STATED GOAL ▸ Please copy out exactly, and only, the lines between the line with "What D3.js code" and the line with "const weights = [8.7, 49.5, 5.2, 1.3, 18.6, 5.2, 11.6];", both included. Pictures are to be omitted.
--- start EXCERPTED DATA ---
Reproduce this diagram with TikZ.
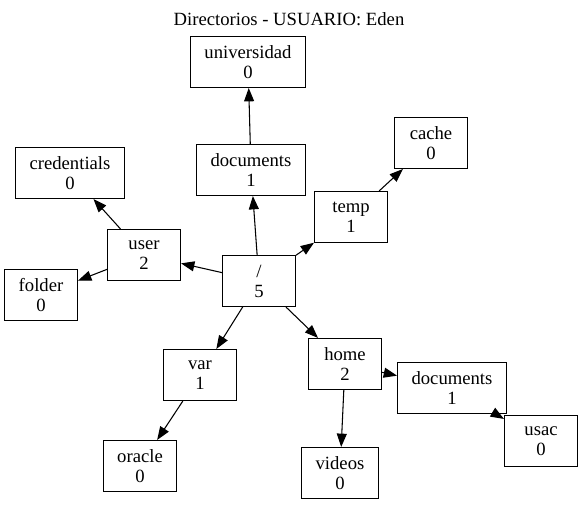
\documentclass[tikz,border=0pt]{standalone}
\usepackage{fontspec}
\setmainfont{Liberation Serif}
\usetikzlibrary{arrows.meta}

\tikzset{
  dir/.style={draw, rectangle, line width=0.8pt, align=center, inner xsep=10.5pt,
    minimum width=54.75pt, minimum height=38.25pt},
}

\begin{document}
\begin{tikzpicture}[>={Triangle[length=10pt, width=7.5pt]}, x=0.75pt, y=-0.75pt,
  font=\fontsize{14}{15}\selectfont]
\useasboundingbox (0,0) rectangle (579,505);
\node (title) at (289,19) {Directorios - USUARIO: Eden};
%
\node[dir] (root) at (259,281) {/\\5};
\node[dir] (docs) at (251,170) {documents\\1};
\node[dir] (univ) at (248,62) {universidad\\0};
\node[dir] (temp) at (351,217) {temp\\1};
\node[dir] (cache) at (431,143) {cache\\0};
\node[dir] (usr) at (144,255) {user\\2};
\node[dir] (cred) at (70,173) {credentials\\0};
\node[dir] (folder) at (41,295) {folder\\0};
\node[dir] (var) at (200,375) {var\\1};
\node[dir] (oracle) at (140,466) {oracle\\0};
\node[dir] (home) at (345,364) {home\\2};
\node[dir] (hdocs) at (452,388) {documents\\1};
\node[dir] (usac) at (541,441) {usac\\0};
\node[dir] (videos) at (340,473) {videos\\0};
%
\draw[->, line width=0.8pt] (root) -- (docs);
\draw[->, line width=0.8pt] (docs) -- (univ);
\draw[->, line width=0.8pt] (root) -- (temp);
\draw[->, line width=0.8pt] (temp) -- (cache);
\draw[->, line width=0.8pt] (root) -- (usr);
\draw[->, line width=0.8pt] (usr) -- (cred);
\draw[->, line width=0.8pt] (usr) -- (folder);
\draw[->, line width=0.8pt] (root) -- (var);
\draw[->, line width=0.8pt] (var) -- (oracle);
\draw[->, line width=0.8pt] (root) -- (home);
\draw[->, line width=0.8pt] (home) -- (hdocs);
\draw[->, line width=0.8pt] (hdocs) -- (usac);
\draw[->, line width=0.8pt] (home) -- (videos);
\end{tikzpicture}
\end{document}
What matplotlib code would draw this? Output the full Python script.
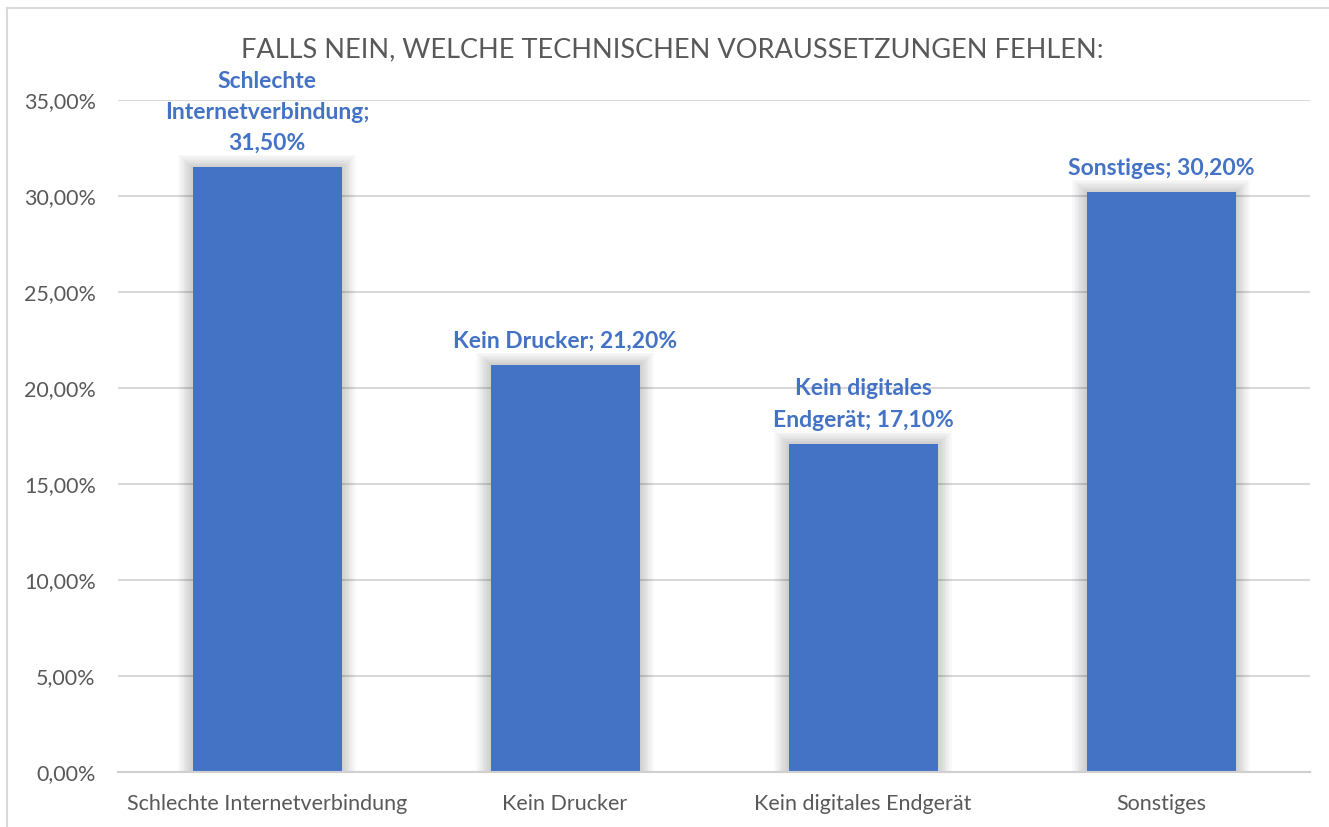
import matplotlib.pyplot as plt
from matplotlib.ticker import FuncFormatter
from matplotlib.lines import Line2D

plt.rcParams['font.family'] = ['Lato', 'DejaVu Sans']

categories = ["Schlechte Internetverbindung", "Kein Drucker", "Kein digitales Endgerät", "Sonstiges"]
values = [31.5, 21.2, 17.1, 30.2]
label_texts = ["Schlechte\nInternetverbindung;\n31,50%", "Kein Drucker; 21,20%",
               "Kein digitales\nEndgerät; 17,10%", "Sonstiges; 30,20%"]
yticks = [0, 5, 10, 15, 20, 25, 30, 35]

blue = "#4472C4"
grey_text = "#595959"
grid = "#D9D9D9"

fig = plt.figure(figsize=(13.29, 8.27), dpi=100)
ax = fig.add_axes([118 / 1329, 1 - 772 / 827, (1310 - 118) / 1329, (772 - 100) / 827])

x = list(range(len(categories)))

# soft glow behind the bars
for k in range(8, 0, -1):
    dx = k * 0.006
    dy = k * 0.08
    ax.bar(x, [v + dy for v in values], width=0.5 + 2 * dx, color="black",
           alpha=0.022, zorder=2, linewidth=0)

ax.bar(x, values, width=0.5, color=blue, zorder=3, linewidth=0)

for xi, v, t in zip(x, values, label_texts):
    ax.annotate(t, (xi, v), xytext=(0, 13), textcoords="offset pixels",
                ha="center", va="bottom", color=blue, fontsize=16.5,
                fontweight="bold", linespacing=1.6, zorder=5)

ax.set_xlim(-0.5, len(categories) - 0.5)
ax.set_ylim(0, 35)
ax.set_yticks(yticks)
ax.yaxis.set_major_formatter(FuncFormatter(lambda v, p: f"{v:.2f}".replace(".", ",") + "%"))
ax.set_xticks(x)
ax.set_xticklabels(categories)
ax.tick_params(axis="both", length=0, labelsize=15.5, colors=grey_text)
ax.tick_params(axis="y", pad=16)
ax.tick_params(axis="x", pad=16)
ax.grid(axis="y", color=grid, linewidth=1.5, zorder=0)
for s in ["top", "right", "left"]:
    ax.spines[s].set_visible(False)
ax.spines["bottom"].set_color("#D0D0D0")
ax.spines["bottom"].set_linewidth(1.5)
ax.spines["bottom"].set_zorder(4)

fig.text(672 / 1329, 1 - 50 / 827, "FALLS NEIN, WELCHE TECHNISCHEN VORAUSSETZUNGEN FEHLEN:",
         ha="center", va="center", fontsize=19.5, color=grey_text)

# chart border
fig.add_artist(Line2D([7 / 1329, 1], [1 - 8 / 827, 1 - 8 / 827], color=grid, linewidth=1.5))
fig.add_artist(Line2D([7 / 1329, 7 / 1329], [0, 1 - 8 / 827], color=grid, linewidth=1.5))

fig.savefig("out.png", dpi=100)
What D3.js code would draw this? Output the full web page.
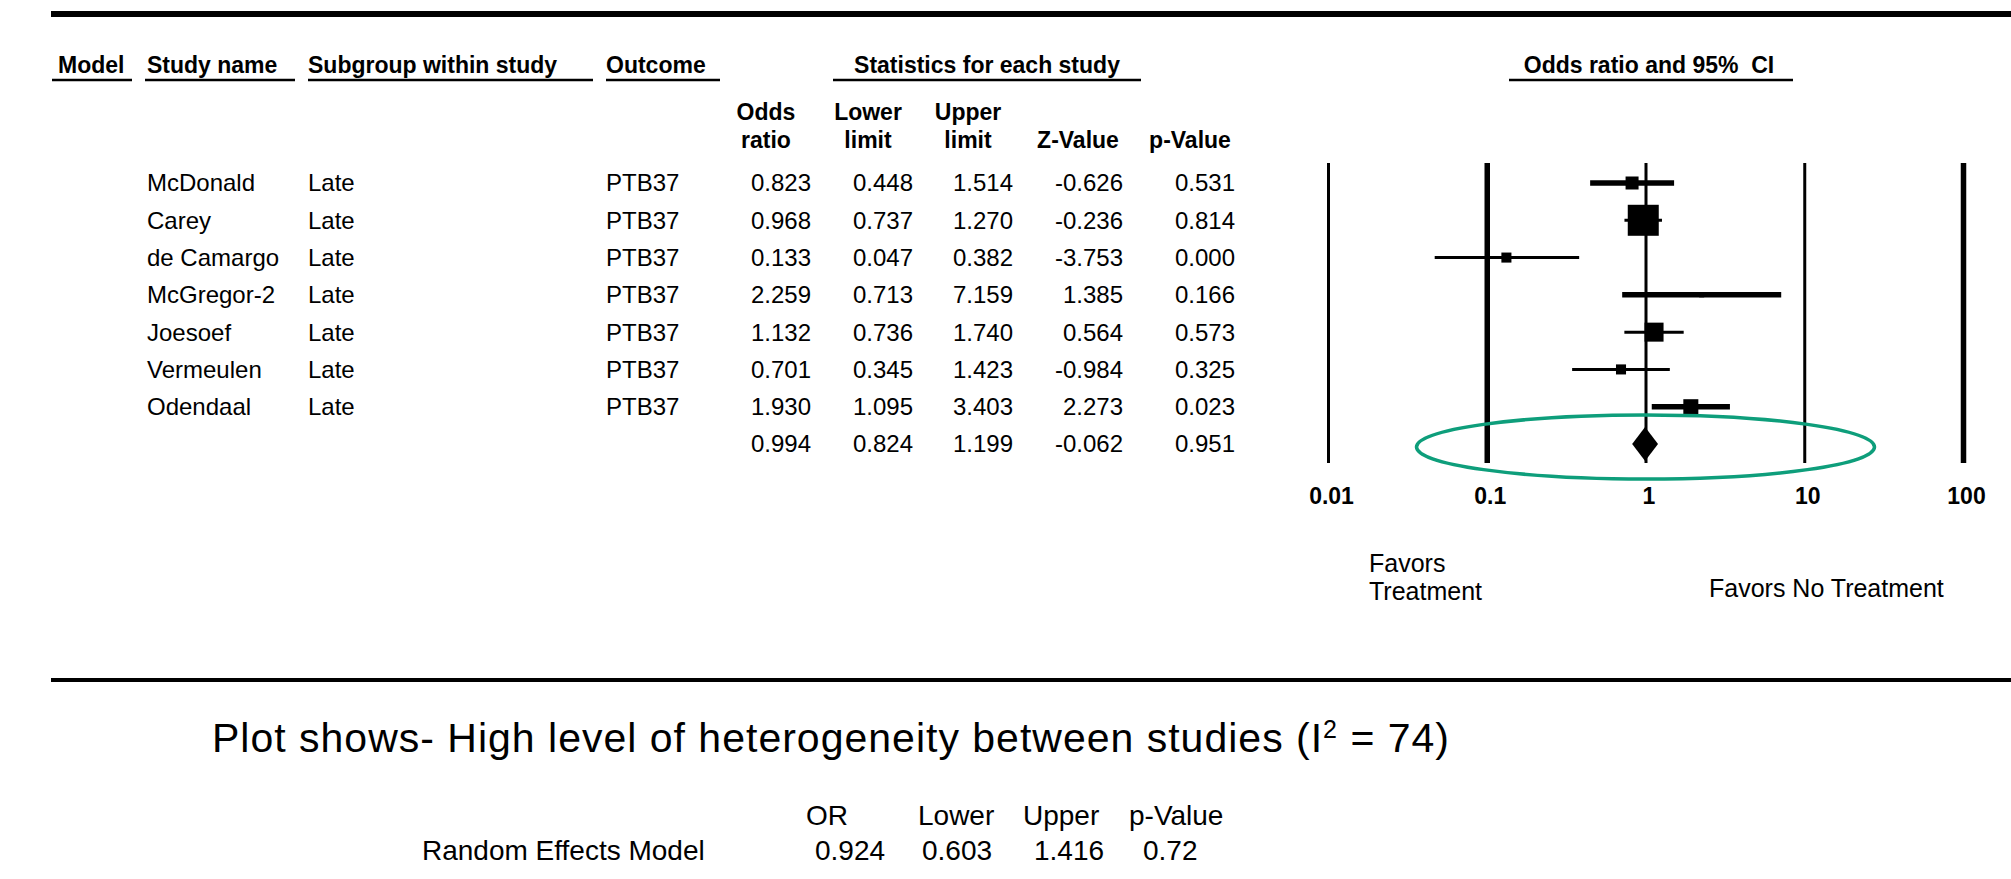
<!DOCTYPE html>
<html>
<head>
<meta charset="utf-8">
<script src="https://cdn.jsdelivr.net/npm/d3@7"></script>
<style>
  body { margin: 0; background: #fff; }
  svg { display: block; font-family: "Liberation Sans", Arial, sans-serif; }
</style>
</head>
<body>
<div id="forest"></div>
<script>
// Study rows
const studies = ["McDonald", "Carey", "de Camargo", "McGregor-2", "Joesoef", "Vermeulen", "Odendaal"];
const subgroups = ["Late", "Late", "Late", "Late", "Late", "Late", "Late"];
const outcomes = ["PTB37", "PTB37", "PTB37", "PTB37", "PTB37", "PTB37", "PTB37"];
const oddsRatio = [0.823, 0.968, 0.133, 2.259, 1.132, 0.701, 1.930];
const lowerLimit = [0.448, 0.737, 0.047, 0.713, 0.736, 0.345, 1.095];
const upperLimit = [1.514, 1.270, 0.382, 7.159, 1.740, 1.423, 3.403];
const zValue = [-0.626, -0.236, -3.753, 1.385, 0.564, -0.984, 2.273];
const pValue = [0.531, 0.814, 0.000, 0.166, 0.573, 0.325, 0.023];
// relative weight (%)
const weights = [8.7, 49.5, 5.2, 1.3, 18.6, 5.2, 11.6];

// Pooled (fixed) row: OR, lower, upper, Z, p
const pooled = [0.994, 0.824, 1.199, -0.062, 0.951];

// Axis
const tickValues = [0.01, 0.1, 1, 10, 100];
const tickLabels = ["0.01", "0.1", "1", "10", "100"];

// Random effects summary under the plot
const randomHeaders = ["OR", "Lower", "Upper", "p-Value"];
const randomValues = ["0.924", "0.603", "1.416", "0.72"];

const svgWidth = 2011;
const svgHeight = 879;

const svg = d3.select("#forest")
    .append("svg")
    .attr("width", svgWidth)
    .attr("height", svgHeight);

svg.append("rect").attr("width", svgWidth).attr("height", svgHeight).attr("fill", "#fff");

// Scales
const x = d3.scaleLog().domain([0.01, 100]).range([1328, 1963]);
const rowY = d3.scalePoint().domain(d3.range(studies.length + 1)).range([183, 444]);
const boxSize = d3.scaleSqrt().domain([0, d3.max(weights)]).range([0, 31]);

// Horizontal rules
svg.append("line").attr("x1", 51).attr("x2", svgWidth).attr("y1", 14).attr("y2", 14)
    .attr("stroke", "#000").attr("stroke-width", 6);
svg.append("line").attr("x1", 51).attr("x2", svgWidth).attr("y1", 680).attr("y2", 680)
    .attr("stroke", "#000").attr("stroke-width", 4);

// Column headers
const headers = [
    { text: "Model", x: 58, anchor: "start", u: [52, 132] },
    { text: "Study name", x: 147, anchor: "start", u: [145, 295] },
    { text: "Subgroup within study", x: 308, anchor: "start", u: [308, 593] },
    { text: "Outcome", x: 606, anchor: "start", u: [606, 720] },
    { text: "Statistics for each study", x: 987, anchor: "middle", u: [833, 1141] },
    { text: "Odds ratio and 95%  CI", x: 1649, anchor: "middle", u: [1509, 1793] }
];

svg.append("g").selectAll("text")
    .data(headers)
    .join("text")
    .attr("x", d => d.x)
    .attr("y", 73)
    .attr("text-anchor", d => d.anchor)
    .attr("font-size", 23)
    .attr("font-weight", "bold")
    .style("white-space", "pre")
    .text(d => d.text);

svg.append("g").selectAll("line")
    .data(headers)
    .join("line")
    .attr("x1", d => d.u[0])
    .attr("x2", d => d.u[1])
    .attr("y1", 80)
    .attr("y2", 80)
    .attr("stroke", "#000")
    .attr("stroke-width", 2.5);

// Statistic columns (right edges)
const colRight = [811, 913, 1013, 1123, 1235];
const subHeads = [["Odds", "ratio"], ["Lower", "limit"], ["Upper", "limit"], ["", "Z-Value"], ["", "p-Value"]];

const subG = svg.append("g")
    .attr("font-size", 23)
    .attr("font-weight", "bold")
    .attr("text-anchor", "middle");
subHeads.forEach((lines, i) => {
    lines.forEach((t, j) => {
        subG.append("text")
            .attr("x", colRight[i] - 45)
            .attr("y", j === 0 ? 120 : 148)
            .text(t);
    });
});

// Study text rows
const rows = studies.map((s, i) => ({
    i, name: s, sub: subgroups[i], out: outcomes[i],
    stats: [oddsRatio[i], lowerLimit[i], upperLimit[i], zValue[i], pValue[i]]
}));

const rowG = svg.append("g").attr("font-size", 24);

rowG.selectAll(".name")
    .data(rows)
    .join("text")
    .attr("class", "name")
    .attr("x", 147)
    .attr("y", d => rowY(d.i))
    .attr("dy", "0.35em")
    .text(d => d.name);

rowG.selectAll(".sub")
    .data(rows)
    .join("text")
    .attr("class", "sub")
    .attr("x", 308)
    .attr("y", d => rowY(d.i))
    .attr("dy", "0.35em")
    .text(d => d.sub);

rowG.selectAll(".out")
    .data(rows)
    .join("text")
    .attr("class", "out")
    .attr("x", 606)
    .attr("y", d => rowY(d.i))
    .attr("dy", "0.35em")
    .text(d => d.out);

const statCells = [];
rows.forEach(r => r.stats.forEach((v, c) => statCells.push({ row: r.i, col: c, v })));
pooled.forEach((v, c) => statCells.push({ row: studies.length, col: c, v }));

rowG.selectAll(".stat")
    .data(statCells)
    .join("text")
    .attr("class", "stat")
    .attr("x", d => colRight[d.col])
    .attr("y", d => rowY(d.row))
    .attr("dy", "0.35em")
    .attr("text-anchor", "end")
    .text(d => d.v.toFixed(3));

// Axis with full-height tick lines
const axis = d3.axisBottom(x)
    .tickValues(tickValues)
    .tickFormat((d, i) => tickLabels[i])
    .tickSize(300)
    .tickPadding(25);

const axisG = svg.append("g")
    .attr("transform", "translate(0,163)")
    .call(axis)
    .attr("font-size", 23)
    .attr("font-family", null)
    .attr("font-weight", "bold");

axisG.select(".domain").remove();
axisG.selectAll(".tick line")
    .attr("stroke", "#000")
    .attr("stroke-width", (d, i) => (i === 1 || i === 4) ? 5.5 : 3);
axisG.selectAll(".tick text")
    .attr("fill", "#000")
    .attr("dx", 3);

// Confidence intervals
const thickCI = new Set(["McDonald", "McGregor-2", "Odendaal"]);

svg.append("g").selectAll("line")
    .data(rows)
    .join("line")
    .attr("x1", d => x(d.stats[1]))
    .attr("x2", d => x(d.stats[2]))
    .attr("y1", d => rowY(d.i))
    .attr("y2", d => rowY(d.i))
    .attr("stroke", "#000")
    .attr("stroke-width", d => thickCI.has(d.name) ? 5.5 : 3);

svg.append("g").selectAll("rect")
    .data(rows)
    .join("rect")
    .attr("x", d => x(d.stats[0]) - boxSize(weights[d.i]) / 2)
    .attr("y", d => rowY(d.i) - boxSize(weights[d.i]) / 2)
    .attr("width", d => boxSize(weights[d.i]))
    .attr("height", d => boxSize(weights[d.i]))
    .attr("fill", "#000");

// Pooled diamond
const py = rowY(studies.length);
svg.append("path")
    .attr("d", `M${x(pooled[1])},${py} L${x(pooled[0])},${py - 17} L${x(pooled[2])},${py} L${x(pooled[0])},${py + 17} Z`)
    .attr("fill", "#000");

// Highlight ellipse
svg.append("ellipse")
    .attr("cx", x(1))
    .attr("cy", py + 3)
    .attr("rx", 229)
    .attr("ry", 32)
    .attr("fill", "none")
    .attr("stroke", "#0e9e7b")
    .attr("stroke-width", 3.5);

// Favors labels
const favG = svg.append("g").attr("font-size", 25);
favG.append("text").attr("x", 1369).attr("y", 572).text("Favors");
favG.append("text").attr("x", 1369).attr("y", 600).text("Treatment");
favG.append("text").attr("x", 1709).attr("y", 597).text("Favors No Treatment");

// Caption
const cap = svg.append("text")
    .attr("x", 212)
    .attr("y", 752)
    .attr("font-size", 41)
    .attr("textLength", 1237)
    .attr("lengthAdjust", "spacing");
cap.append("tspan").text("Plot shows- High level of heterogeneity between studies (I");
cap.append("tspan").attr("baseline-shift", "super").attr("font-size", 25).text("2");
cap.append("tspan").text(" = 74)");

// Random effects table
const reG = svg.append("g").attr("font-size", 28);
const reHeadX = [806, 918, 1023, 1129];
const reValX = [815, 922, 1034, 1143];
reG.selectAll(".rh")
    .data(randomHeaders)
    .join("text")
    .attr("class", "rh")
    .attr("x", (d, i) => reHeadX[i])
    .attr("y", 825)
    .text(d => d);
reG.append("text").attr("x", 422).attr("y", 860).text("Random Effects Model");
reG.selectAll(".rv")
    .data(randomValues)
    .join("text")
    .attr("class", "rv")
    .attr("x", (d, i) => reValX[i])
    .attr("y", 860)
    .text(d => d);
</script>
</body>
</html>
--- end EXCERPTED DATA ---
IN RESPONSE ▸
What D3.js code would draw this? Output the full web page.
<!DOCTYPE html>
<html>
<head>
<meta charset="utf-8">
<script src="https://cdn.jsdelivr.net/npm/d3@7"></script>
<style>
  body { margin: 0; background: #fff; }
  svg { display: block; font-family: "Liberation Sans", Arial, sans-serif; }
</style>
</head>
<body>
<div id="forest"></div>
<script>
// Study rows
const studies = ["McDonald", "Carey", "de Camargo", "McGregor-2", "Joesoef", "Vermeulen", "Odendaal"];
const subgroups = ["Late", "Late", "Late", "Late", "Late", "Late", "Late"];
const outcomes = ["PTB37", "PTB37", "PTB37", "PTB37", "PTB37", "PTB37", "PTB37"];
const oddsRatio = [0.823, 0.968, 0.133, 2.259, 1.132, 0.701, 1.930];
const lowerLimit = [0.448, 0.737, 0.047, 0.713, 0.736, 0.345, 1.095];
const upperLimit = [1.514, 1.270, 0.382, 7.159, 1.740, 1.423, 3.403];
const zValue = [-0.626, -0.236, -3.753, 1.385, 0.564, -0.984, 2.273];
const pValue = [0.531, 0.814, 0.000, 0.166, 0.573, 0.325, 0.023];
// relative weight (%)
const weights = [8.7, 49.5, 5.2, 1.3, 18.6, 5.2, 11.6];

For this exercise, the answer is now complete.